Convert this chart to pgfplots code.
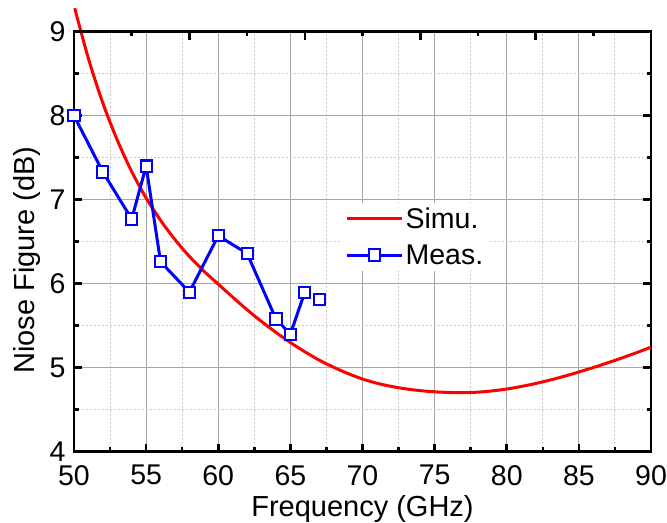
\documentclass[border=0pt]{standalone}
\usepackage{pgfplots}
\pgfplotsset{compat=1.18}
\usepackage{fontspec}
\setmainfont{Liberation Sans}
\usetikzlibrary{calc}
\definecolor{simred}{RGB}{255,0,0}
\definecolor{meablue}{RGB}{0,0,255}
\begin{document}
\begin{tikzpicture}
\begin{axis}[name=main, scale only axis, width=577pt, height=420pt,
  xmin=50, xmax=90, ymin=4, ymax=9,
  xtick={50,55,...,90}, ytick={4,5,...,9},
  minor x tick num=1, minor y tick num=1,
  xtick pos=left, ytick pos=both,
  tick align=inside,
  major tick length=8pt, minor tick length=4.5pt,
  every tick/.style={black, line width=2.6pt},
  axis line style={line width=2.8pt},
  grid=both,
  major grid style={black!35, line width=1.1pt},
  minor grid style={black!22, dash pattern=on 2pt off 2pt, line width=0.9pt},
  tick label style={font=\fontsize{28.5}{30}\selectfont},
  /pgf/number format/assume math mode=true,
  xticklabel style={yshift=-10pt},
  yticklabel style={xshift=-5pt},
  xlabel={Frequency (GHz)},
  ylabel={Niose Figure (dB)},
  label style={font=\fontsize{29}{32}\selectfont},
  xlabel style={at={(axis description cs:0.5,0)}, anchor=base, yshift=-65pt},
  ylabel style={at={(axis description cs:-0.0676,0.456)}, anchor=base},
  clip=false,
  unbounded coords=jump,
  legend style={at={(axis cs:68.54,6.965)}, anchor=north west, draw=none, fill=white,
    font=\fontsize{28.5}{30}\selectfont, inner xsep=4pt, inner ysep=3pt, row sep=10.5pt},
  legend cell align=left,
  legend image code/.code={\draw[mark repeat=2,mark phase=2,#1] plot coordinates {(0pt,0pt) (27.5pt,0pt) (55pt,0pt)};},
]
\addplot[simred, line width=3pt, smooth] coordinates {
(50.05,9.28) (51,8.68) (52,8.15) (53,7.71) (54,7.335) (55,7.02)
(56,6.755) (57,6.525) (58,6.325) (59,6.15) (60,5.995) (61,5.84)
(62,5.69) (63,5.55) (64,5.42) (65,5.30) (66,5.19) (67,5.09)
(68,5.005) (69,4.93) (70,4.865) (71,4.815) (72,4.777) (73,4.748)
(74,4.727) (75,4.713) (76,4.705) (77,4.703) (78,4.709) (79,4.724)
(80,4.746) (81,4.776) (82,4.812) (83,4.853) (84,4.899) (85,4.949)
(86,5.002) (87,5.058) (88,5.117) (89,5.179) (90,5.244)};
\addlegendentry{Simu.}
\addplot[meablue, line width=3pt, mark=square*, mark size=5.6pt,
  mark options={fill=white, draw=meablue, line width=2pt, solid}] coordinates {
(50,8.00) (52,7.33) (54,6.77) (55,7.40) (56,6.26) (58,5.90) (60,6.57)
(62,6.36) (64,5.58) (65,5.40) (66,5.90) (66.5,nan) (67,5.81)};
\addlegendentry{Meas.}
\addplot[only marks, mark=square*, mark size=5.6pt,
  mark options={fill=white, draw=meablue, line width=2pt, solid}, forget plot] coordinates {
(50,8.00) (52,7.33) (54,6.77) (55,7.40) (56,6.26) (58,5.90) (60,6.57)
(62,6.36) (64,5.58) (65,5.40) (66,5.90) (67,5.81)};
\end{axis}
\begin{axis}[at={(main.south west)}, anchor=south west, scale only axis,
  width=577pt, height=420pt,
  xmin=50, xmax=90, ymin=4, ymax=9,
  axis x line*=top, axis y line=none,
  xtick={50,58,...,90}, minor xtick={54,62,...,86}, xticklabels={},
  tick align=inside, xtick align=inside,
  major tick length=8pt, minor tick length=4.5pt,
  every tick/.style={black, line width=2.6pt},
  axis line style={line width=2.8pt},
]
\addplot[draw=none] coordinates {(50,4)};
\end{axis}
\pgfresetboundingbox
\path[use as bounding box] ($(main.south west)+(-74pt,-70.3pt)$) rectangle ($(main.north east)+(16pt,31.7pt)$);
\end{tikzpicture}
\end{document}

▬▬▬▬▬▬▬▬▬▬

■ EXERCISE: Transcribe the material as is, with images omitted.

■ FINAL ANSWER:
Convert this chart to pgfplots code.
\documentclass[border=0pt]{standalone}
\usepackage{pgfplots}
\pgfplotsset{compat=1.18}
\usepackage{fontspec}
\setmainfont{Liberation Sans}
\usetikzlibrary{calc}
\definecolor{simred}{RGB}{255,0,0}
\definecolor{meablue}{RGB}{0,0,255}
\begin{document}
\begin{tikzpicture}
\begin{axis}[name=main, scale only axis, width=577pt, height=420pt,
  xmin=50, xmax=90, ymin=4, ymax=9,
  xtick={50,55,...,90}, ytick={4,5,...,9},
  minor x tick num=1, minor y tick num=1,
  xtick pos=left, ytick pos=both,
  tick align=inside,
  major tick length=8pt, minor tick length=4.5pt,
  every tick/.style={black, line width=2.6pt},
  axis line style={line width=2.8pt},
  grid=both,
  major grid style={black!35, line width=1.1pt},
  minor grid style={black!22, dash pattern=on 2pt off 2pt, line width=0.9pt},
  tick label style={font=\fontsize{28.5}{30}\selectfont},
  /pgf/number format/assume math mode=true,
  xticklabel style={yshift=-10pt},
  yticklabel style={xshift=-5pt},
  xlabel={Frequency (GHz)},
  ylabel={Niose Figure (dB)},
  label style={font=\fontsize{29}{32}\selectfont},
  xlabel style={at={(axis description cs:0.5,0)}, anchor=base, yshift=-65pt},
  ylabel style={at={(axis description cs:-0.0676,0.456)}, anchor=base},
  clip=false,
  unbounded coords=jump,
  legend style={at={(axis cs:68.54,6.965)}, anchor=north west, draw=none, fill=white,
    font=\fontsize{28.5}{30}\selectfont, inner xsep=4pt, inner ysep=3pt, row sep=10.5pt},
  legend cell align=left,
  legend image code/.code={\draw[mark repeat=2,mark phase=2,#1] plot coordinates {(0pt,0pt) (27.5pt,0pt) (55pt,0pt)};},
]
\addplot[simred, line width=3pt, smooth] coordinates {
(50.05,9.28) (51,8.68) (52,8.15) (53,7.71) (54,7.335) (55,7.02)
(56,6.755) (57,6.525) (58,6.325) (59,6.15) (60,5.995) (61,5.84)
(62,5.69) (63,5.55) (64,5.42) (65,5.30) (66,5.19) (67,5.09)
(68,5.005) (69,4.93) (70,4.865) (71,4.815) (72,4.777) (73,4.748)
(74,4.727) (75,4.713) (76,4.705) (77,4.703) (78,4.709) (79,4.724)
(80,4.746) (81,4.776) (82,4.812) (83,4.853) (84,4.899) (85,4.949)
(86,5.002) (87,5.058) (88,5.117) (89,5.179) (90,5.244)};
\addlegendentry{Simu.}
\addplot[meablue, line width=3pt, mark=square*, mark size=5.6pt,
  mark options={fill=white, draw=meablue, line width=2pt, solid}] coordinates {
(50,8.00) (52,7.33) (54,6.77) (55,7.40) (56,6.26) (58,5.90) (60,6.57)
(62,6.36) (64,5.58) (65,5.40) (66,5.90) (66.5,nan) (67,5.81)};
\addlegendentry{Meas.}
\addplot[only marks, mark=square*, mark size=5.6pt,
  mark options={fill=white, draw=meablue, line width=2pt, solid}, forget plot] coordinates {
(50,8.00) (52,7.33) (54,6.77) (55,7.40) (56,6.26) (58,5.90) (60,6.57)
(62,6.36) (64,5.58) (65,5.40) (66,5.90) (67,5.81)};
\end{axis}
\begin{axis}[at={(main.south west)}, anchor=south west, scale only axis,
  width=577pt, height=420pt,
  xmin=50, xmax=90, ymin=4, ymax=9,
  axis x line*=top, axis y line=none,
  xtick={50,58,...,90}, minor xtick={54,62,...,86}, xticklabels={},
  tick align=inside, xtick align=inside,
  major tick length=8pt, minor tick length=4.5pt,
  every tick/.style={black, line width=2.6pt},
  axis line style={line width=2.8pt},
]
\addplot[draw=none] coordinates {(50,4)};
\end{axis}
\pgfresetboundingbox
\path[use as bounding box] ($(main.south west)+(-74pt,-70.3pt)$) rectangle ($(main.north east)+(16pt,31.7pt)$);
\end{tikzpicture}
\end{document}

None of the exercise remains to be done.